Since I am the father of an 8-year-old nerd, and since I am a nerd myself, for the past three years I have been buying toy robot kits. For the kid, of course. Each birthday the kits are a little more advanced — more programmable, more intricate. But a few days ago I received a new robot construction system from Modular Robotics that I don’t think I’d consider for my son.
A magnetic MOSS scooper robot, from the big ($480) kit. Its Bluetooth module makes it steerable from a smartphone. (Photos by Rafe Needleman/Yahoo Tech)
There are three reasons for this: First, these kits make fragile robots, and when they fall apart, pieces roll under the furniture. Second, they are very expensive. And, third, I think I’d have more fun with them than he would.
The kits are called MOSS robots. The core pieces are small cubes that have powerful magnets in their corners. Small steel spheres fit into indents in the corners and serve as mechanical connectors between blocks, as well as providing the electrical ground for the power and data signals that are sent between the faces of connected blocks.
The blocks are functional: There’s a battery block in each kit, and depending on the kit you get there are also various moving pieces (motors and pivots), a variety of sensors (light, sound, distance), a Bluetooth module (for smartphone-controlled robots), and various mechanical bits like wheels, braces, and inert connector blocks.
The scooper robot under construction. The metal balls are held on with magnets embedded in the blocks.
Working with MOSS is tactilely pleasing. The pieces snap together nicely. Following the instructions with each kit reminds one, somewhat, of a good Lego Technic kit, in which you can see the designer’s mechanical creativity revealed a bit at a time as you put the kit together, and then at the end you marvel at the way it all fits so elegantly.
Almost all MOSS pieces have a dual purpose: They’re both structure and software, or at the very least you’re using them to carry signals from one place (like the Bluetooth module) to another. That means you have to think on two levels when designing your robots: how the construction will hold together, and how the data and power will flow through the blocks.
While this is a rewarding intellectual exercise, I was not sure it was illustrative of real-world robot building. When engineering a mechanical system, at least at the start of a design, the structure, power, action, sensing, and data needs each present different challenges and call for different solutions and materials. In a MOSS robot, everything is cubes. The solutions you come up with to make a MOSS robot would not appear to translate well to typical building materials, even if the discipline of multilevel thinking might.
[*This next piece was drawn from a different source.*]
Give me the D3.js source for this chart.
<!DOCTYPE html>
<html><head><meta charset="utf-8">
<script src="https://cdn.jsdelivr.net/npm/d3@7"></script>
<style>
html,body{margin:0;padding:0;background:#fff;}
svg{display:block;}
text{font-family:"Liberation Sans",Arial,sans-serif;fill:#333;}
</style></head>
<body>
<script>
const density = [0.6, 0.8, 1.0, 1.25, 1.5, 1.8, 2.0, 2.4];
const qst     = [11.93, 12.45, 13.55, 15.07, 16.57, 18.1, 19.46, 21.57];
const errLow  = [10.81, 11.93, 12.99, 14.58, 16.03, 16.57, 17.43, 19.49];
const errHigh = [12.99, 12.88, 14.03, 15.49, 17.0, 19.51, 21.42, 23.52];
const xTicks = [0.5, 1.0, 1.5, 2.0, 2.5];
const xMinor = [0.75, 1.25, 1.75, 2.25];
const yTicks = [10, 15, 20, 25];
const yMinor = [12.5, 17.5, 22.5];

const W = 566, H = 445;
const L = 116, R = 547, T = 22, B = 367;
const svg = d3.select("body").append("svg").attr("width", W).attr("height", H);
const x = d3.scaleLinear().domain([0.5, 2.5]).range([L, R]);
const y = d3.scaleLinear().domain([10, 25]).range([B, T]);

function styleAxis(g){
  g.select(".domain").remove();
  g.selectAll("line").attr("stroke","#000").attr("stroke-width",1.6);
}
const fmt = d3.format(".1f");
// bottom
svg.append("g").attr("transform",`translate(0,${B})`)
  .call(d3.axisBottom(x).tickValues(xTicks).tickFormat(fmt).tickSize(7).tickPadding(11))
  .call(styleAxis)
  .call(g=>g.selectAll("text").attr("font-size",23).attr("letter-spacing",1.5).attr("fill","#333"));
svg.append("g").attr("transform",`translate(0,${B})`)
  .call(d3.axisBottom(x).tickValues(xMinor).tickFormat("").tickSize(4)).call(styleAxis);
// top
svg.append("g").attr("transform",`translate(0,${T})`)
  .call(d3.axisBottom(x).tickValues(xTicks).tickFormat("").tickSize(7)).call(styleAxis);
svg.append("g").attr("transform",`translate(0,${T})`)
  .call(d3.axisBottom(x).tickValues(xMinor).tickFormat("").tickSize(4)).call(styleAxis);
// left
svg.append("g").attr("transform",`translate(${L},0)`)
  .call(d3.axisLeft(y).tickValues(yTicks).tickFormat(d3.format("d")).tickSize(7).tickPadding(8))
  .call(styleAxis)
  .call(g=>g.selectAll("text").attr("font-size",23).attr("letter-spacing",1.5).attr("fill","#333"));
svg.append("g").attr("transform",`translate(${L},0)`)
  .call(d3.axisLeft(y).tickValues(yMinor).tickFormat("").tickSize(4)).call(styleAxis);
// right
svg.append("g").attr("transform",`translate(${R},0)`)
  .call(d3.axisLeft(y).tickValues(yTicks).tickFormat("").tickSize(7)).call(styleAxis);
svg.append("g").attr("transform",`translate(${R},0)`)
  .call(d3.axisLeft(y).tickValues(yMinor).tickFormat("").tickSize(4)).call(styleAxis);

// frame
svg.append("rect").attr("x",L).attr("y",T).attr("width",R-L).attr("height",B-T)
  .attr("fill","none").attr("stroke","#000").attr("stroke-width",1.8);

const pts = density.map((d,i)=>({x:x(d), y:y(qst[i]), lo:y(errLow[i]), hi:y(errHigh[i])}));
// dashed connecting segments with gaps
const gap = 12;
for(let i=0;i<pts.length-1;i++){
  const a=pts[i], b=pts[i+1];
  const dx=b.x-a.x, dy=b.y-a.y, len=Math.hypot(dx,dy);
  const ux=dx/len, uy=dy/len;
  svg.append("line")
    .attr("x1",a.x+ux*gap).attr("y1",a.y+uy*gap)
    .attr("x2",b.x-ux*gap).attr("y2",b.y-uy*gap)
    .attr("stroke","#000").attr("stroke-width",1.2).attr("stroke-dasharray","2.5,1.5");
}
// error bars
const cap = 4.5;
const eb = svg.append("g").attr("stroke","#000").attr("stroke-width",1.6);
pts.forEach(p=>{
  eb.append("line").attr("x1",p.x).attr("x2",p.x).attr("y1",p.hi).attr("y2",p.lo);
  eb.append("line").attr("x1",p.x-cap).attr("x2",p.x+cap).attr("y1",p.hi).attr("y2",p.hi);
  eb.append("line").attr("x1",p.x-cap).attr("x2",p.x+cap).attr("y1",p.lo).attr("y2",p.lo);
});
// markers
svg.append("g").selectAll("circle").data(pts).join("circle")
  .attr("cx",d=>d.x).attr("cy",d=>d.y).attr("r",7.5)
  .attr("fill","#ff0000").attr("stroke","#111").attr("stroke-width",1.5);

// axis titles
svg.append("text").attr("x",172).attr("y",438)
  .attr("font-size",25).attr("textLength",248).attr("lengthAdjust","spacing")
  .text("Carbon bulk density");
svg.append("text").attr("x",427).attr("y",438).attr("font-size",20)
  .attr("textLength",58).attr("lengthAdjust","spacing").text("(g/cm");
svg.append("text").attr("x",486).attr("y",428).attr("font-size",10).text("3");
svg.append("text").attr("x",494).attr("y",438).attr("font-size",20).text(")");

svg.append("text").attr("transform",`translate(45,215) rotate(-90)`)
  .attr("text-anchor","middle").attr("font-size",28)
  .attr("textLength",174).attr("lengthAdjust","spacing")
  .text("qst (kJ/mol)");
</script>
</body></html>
I asked Modular Robotics CEO Eric Schweikardt about this, and he gave me a fascinating answer: “For the last 100 years,” he said, “we’ve been building things along this Cartesian mind-body divide. We have to think more about shape and behavior. I am convinced that mind and body are closely coupled. To become smarter about artificial intelligence, we need to think about mind and body together.”
But nature isn’t made up of cubes, I said. “We’re playing with amorphous robots and soft shapes,” he replied.
And now I’m looking at the philosophy behind these cube robots in a whole new way. And I’m definitely looking forward to future releases of MOSS kits.
First the scooper mechanism fell off when the pivot motor over-extended, and then the rear wheel assembly collapsed when I tried to pick up the robot.
No amount of philosophizing will change the fact that the current MOSS robots are delicate, however. The magnets that seem so strong when you’re snapping your first two cubes together aren’t as impressive when your robot grows to several blocks long and starts to get heavy. If you’re building a robot with lifting capability, it’s difficult to get it to move its own weight without fracturing, to say nothing of picking up other objects. If your robot is on wheels, and you drive into a wall or lift it wrong, it will come apart and possibly magnetically reform into a new mutant construction, meanwhile ejecting steel connector balls into your heater vents. If you’re used to how Lego models break when you drop one, this isn’t that. Lego pieces just snap off, they don’t reattach themselves or run away from you.
Schweikardt is aware of this issue and hopes to eventually use hollow spheres as connectors instead of ball bearings. Up to 75 percent of the weight of a robot right now can be the little round connectors, and that’s the big problem. Unfortunately, the cost of hollow spheres is prohibitive compared with ball bearings.
And price is already an issue. I tried two MOSS kits. The $150 starter kit, called the Zombonitron 1600, has 16 blocks, including two motors and two sensors. It is a truly excellent executive desktop toy. I also tried the mega kit, the Exofabulatronixx 5200, which is a staggering $480. It has two motors, two powered pivots, five sensor blocks, two flashlight blocks, and a Bluetooth brain with eight connections (for sensor input or motor control output). The Bluetooth module can be controlled with a smartphone app, so you can make remote-controlled MOSS bots, or it can be programmed with a computer.
Available for sale for the first time this week, the MOSS kits are flawed, but they make for fun and interesting robots. Their building concepts will stretch your mechanical and software creativity. Just be sure to do your building in a kiddie pool or something, so when you drop those little ball bearings they don’t get away from you.